The final discussion I attended on Tuesday was a lively debate about the Global Repertoire Database that pitted various publishers and managers from performing rights societies against representatives from Omniphone and Google. This was much more engaging than the talk I attended on this same subject last year in which the voices of individual artists or their representatives seemed conspicuously absent. The publishers now seem completely behind the idea of establishing this single database which would have detailed information on all licensable music in order to be a one-stop resource for everyone. However, Ralph Peer II, chairman and CEO of peermusic, who suggested that “we need to treat GRD as a Wiki-type project” also stressed that “it must have the cooperation from all sectors in order to be effective.” Sami Valkonen, who is the head of international music licensing for Google, bemoaned how long it has taken to establish a Global Music Database:

These talks started in 2008. It’s now 2012. Talking about this at MIDEM is like a carousel. If we have the data there’s a way to make this work. […]Google holds the view that the GRD is a public good.
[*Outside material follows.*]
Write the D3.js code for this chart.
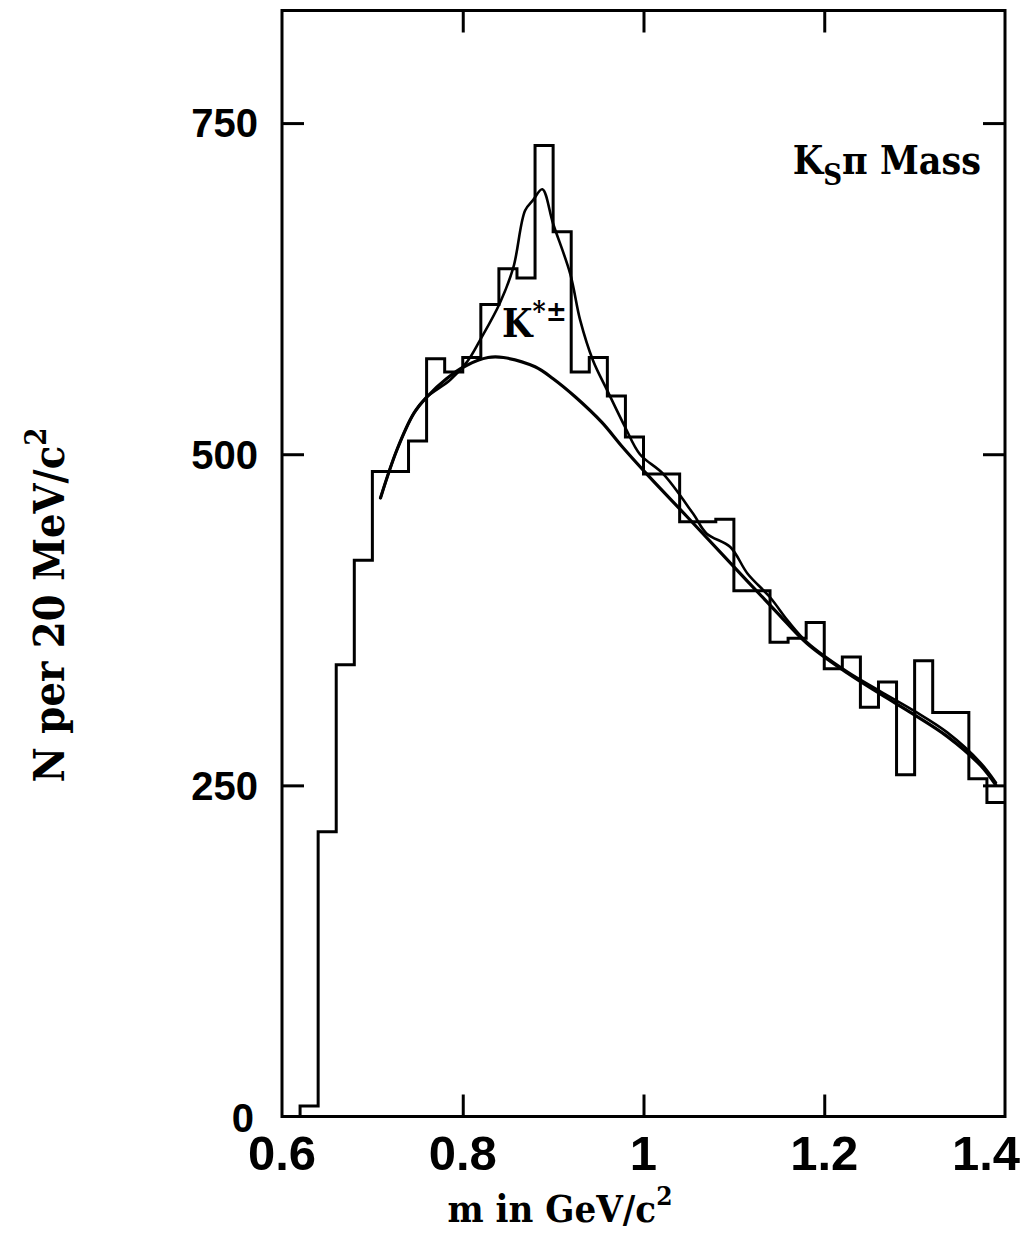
<!DOCTYPE html>
<html>
<head>
<meta charset="utf-8">
<script src="https://cdn.jsdelivr.net/npm/d3@7"></script>
<style>
  html, body { margin: 0; padding: 0; background: #fff; }
  svg { display: block; }
</style>
</head>
<body>
<svg id="chart" width="1029" height="1236"></svg>
<script>
// ---- data ----
const binLow = [0.60,0.62,0.64,0.66,0.68,0.70,0.72,0.74,0.76,0.78,
                0.80,0.82,0.84,0.86,0.88,0.90,0.92,0.94,0.96,0.98,
                1.00,1.02,1.04,1.06,1.08,1.10,1.12,1.14,1.16,1.18,
                1.20,1.22,1.24,1.26,1.28,1.30,1.32,1.34,1.36,1.38];
const binWidth = 0.02;
const counts = [0, 8, 215, 341, 420, 487, 487, 510, 572, 562,
                573, 613, 640, 633, 733, 668, 562, 573, 544, 513,
                485, 485, 449, 449, 451, 397, 397, 358, 361, 373,
                338, 347, 309, 328, 258, 344, 305, 305, 255, 237];

// background curve
const bgMass = [0.709,0.727,0.746,0.760,0.782,0.804,0.828,0.845,0.880,0.900,0.925,0.954,0.976,1.005,1.048,1.096,1.147,1.181,1.225,1.262,1.298,1.336,1.373,1.390];
const bgN    = [467,  503,  531,  543,  557,  567,  573,  573,  566,  557,  543,  524,  506,  484,  453,  418,  381,  357,  335,  319,  304,  287,  265,  250];

// full fit (background + K*±)
const fitMass = [0.709,0.727,0.746,0.760,0.786,0.805,0.819,0.841,0.856,0.869,0.878,0.888,0.900,0.919,0.930,0.944,0.960,0.980,0.996,1.022,1.055,1.070,1.096,1.115,1.140,1.160,1.181,1.225,1.262,1.300,1.336,1.373,1.390];
const fitN    = [467,  503,  531,  543,  556,  570,  586,  614,  641,  684,  692,  700,  674,  636,  601,  571,  548,  520,  500,  485,  455,  440,  430,  410,  392,  374,  358,  336,  321,  306,  290,  267,  252];

const yTicks = [0, 250, 500, 750];
const xTicks = [0.6, 0.8, 1.0, 1.2, 1.4];
const xTickLabels = ["0.6", "0.8", "1", "1.2", "1.4"];

// ---- drawing ----
const svg = d3.select("#chart");
const pL = 282, pR = 1005, pT = 10.5, pB = 1116.5;

const x = d3.scaleLinear().domain([0.6, 1.4]).range([pL, pR]);
const y = d3.scaleLinear().domain([0, 835]).range([pB, pT]);

// histogram
const histPts = binLow.map((b, i) => [b, counts[i]]);
histPts.push([binLow[binLow.length - 1] + binWidth, counts[counts.length - 1]]);
const stepLine = d3.line().x(d => x(d[0])).y(d => y(d[1])).curve(d3.curveStepAfter);
svg.append("path")
  .attr("d", stepLine(histPts))
  .attr("fill", "none").attr("stroke", "#000").attr("stroke-width", 3)
  .attr("stroke-linejoin", "miter");

// curves
const smooth = d3.line().x(d => x(d[0])).y(d => y(d[1])).curve(d3.curveCatmullRom.alpha(0.5));
svg.append("path")
  .attr("d", smooth(bgMass.map((m, i) => [m, bgN[i]])))
  .attr("fill", "none").attr("stroke", "#000").attr("stroke-width", 3.2)
  .attr("stroke-linecap", "round");
svg.append("path")
  .attr("d", smooth(fitMass.map((m, i) => [m, fitN[i]])))
  .attr("fill", "none").attr("stroke", "#000").attr("stroke-width", 2.6)
  .attr("stroke-linecap", "round");

// frame
svg.append("rect")
  .attr("x", pL).attr("y", pT)
  .attr("width", pR - pL).attr("height", pB - pT)
  .attr("fill", "none").attr("stroke", "#000").attr("stroke-width", 3);

// axes with inward ticks
const tickLen = 22;
const axL = d3.axisLeft(y).tickValues(yTicks.filter(v => v > 0)).tickSize(-tickLen).tickFormat("");
const axR = d3.axisRight(y).tickValues(yTicks.filter(v => v > 0)).tickSize(-tickLen).tickFormat("");
const axB = d3.axisBottom(x).tickValues(xTicks.slice(1, -1)).tickSize(-tickLen).tickFormat("");
const axT = d3.axisTop(x).tickValues(xTicks.slice(1, -1)).tickSize(-tickLen).tickFormat("");
[[axL, `translate(${pL},0)`], [axR, `translate(${pR},0)`],
 [axB, `translate(0,${pB})`], [axT, `translate(0,${pT})`]].forEach(([ax, tr]) => {
  const g = svg.append("g").attr("transform", tr).call(ax);
  g.select(".domain").remove();
  g.selectAll(".tick line").attr("stroke", "#000").attr("stroke-width", 3);
});

const sans = "Liberation Sans, Arial, Helvetica, sans-serif";
// y tick labels
svg.append("g").selectAll("text").data(yTicks).join("text")
  .attr("x", (d, i) => i === 0 ? 254 : 258).attr("y", d => y(d))
  .attr("dy", (d, i) => i === 0 ? "0.38em" : "0.36em")
  .attr("text-anchor", "end")
  .attr("font-family", sans)
  .attr("font-weight", "bold")
  .attr("font-size", 40)
  .text(d => d);

// x tick labels
svg.append("g").selectAll("text").data(xTicks).join("text")
  .attr("x", (d, i) => i === xTicks.length - 1 ? x(d) - 19 : x(d))
  .attr("y", 1170)
  .attr("text-anchor", "middle")
  .attr("font-family", sans)
  .attr("font-weight", "bold")
  .attr("font-size", 49)
  .text((d, i) => xTickLabels[i]);

// axis titles
const serif = "DejaVu Serif Condensed, DejaVu Serif, Liberation Serif, serif";
const xt = svg.append("text")
  .attr("x", 560).attr("y", 1222)
  .attr("text-anchor", "middle")
  .attr("font-family", serif).attr("font-weight", "bold").attr("font-size", 38);
xt.append("tspan").text("m in GeV/c");
xt.append("tspan").attr("dy", -17).attr("font-size", 26).text("2");

const yt = svg.append("text")
  .attr("transform", "translate(64,605) rotate(-90)")
  .attr("text-anchor", "middle")
  .attr("font-family", serif).attr("font-weight", "bold").attr("font-size", 43);
yt.append("tspan").text("N per 20 MeV/c");
yt.append("tspan").attr("dy", -18).attr("font-size", 29).text("2");

// in-plot labels
const lab = svg.append("text")
  .attr("x", 981).attr("y", 174)
  .attr("text-anchor", "end")
  .attr("font-family", serif).attr("font-weight", "bold").attr("font-size", 39);
lab.append("tspan").text("K");
lab.append("tspan").attr("dy", 11).attr("font-size", 29).text("S");
lab.append("tspan").attr("dy", -11).text("π  Mass");

const ks = svg.append("text")
  .attr("x", 502).attr("y", 337)
  .attr("font-family", serif).attr("font-weight", "bold").attr("font-size", 39);
ks.append("tspan").text("K");
ks.append("tspan").attr("dy", -16).attr("font-size", 28).text("*±");
</script>
</body>
</html>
We should not be focused on who owns it; it should not be proprietary. […] There are people here who might not like this, but it is a fact that we are moving toward a global licensing system.

Jane Dyball from Warner/Chappell gave some details about an even more all-encompassing database than the GRD called the International Music Registry (IMR) that deals with all recorded performances (audio and video) as well as compositions, which is all that GRD is concerned with. Karen Buse, from PRS for Music in the UK, suggested that the next step should be a database for all audiovisual work. During the question and answer period, someone claimed that smaller independent publishers might see a global database as a threat, since it could make them less competitive in a global market. But according to Jez Bell, director of licensing for Omniphone, “This levels the playing field for smaller publishers.”

Indeed it still could be a brave new world, but now I have to brave the real world. It’s pouring rain in Cannes today, and rumor has it that it will turn to snow and flights will be cancelled. I am still planning to return to New York City tomorrow, but I might be stuck here. The all-powerful internet has yet to feature a viable means of teleportation.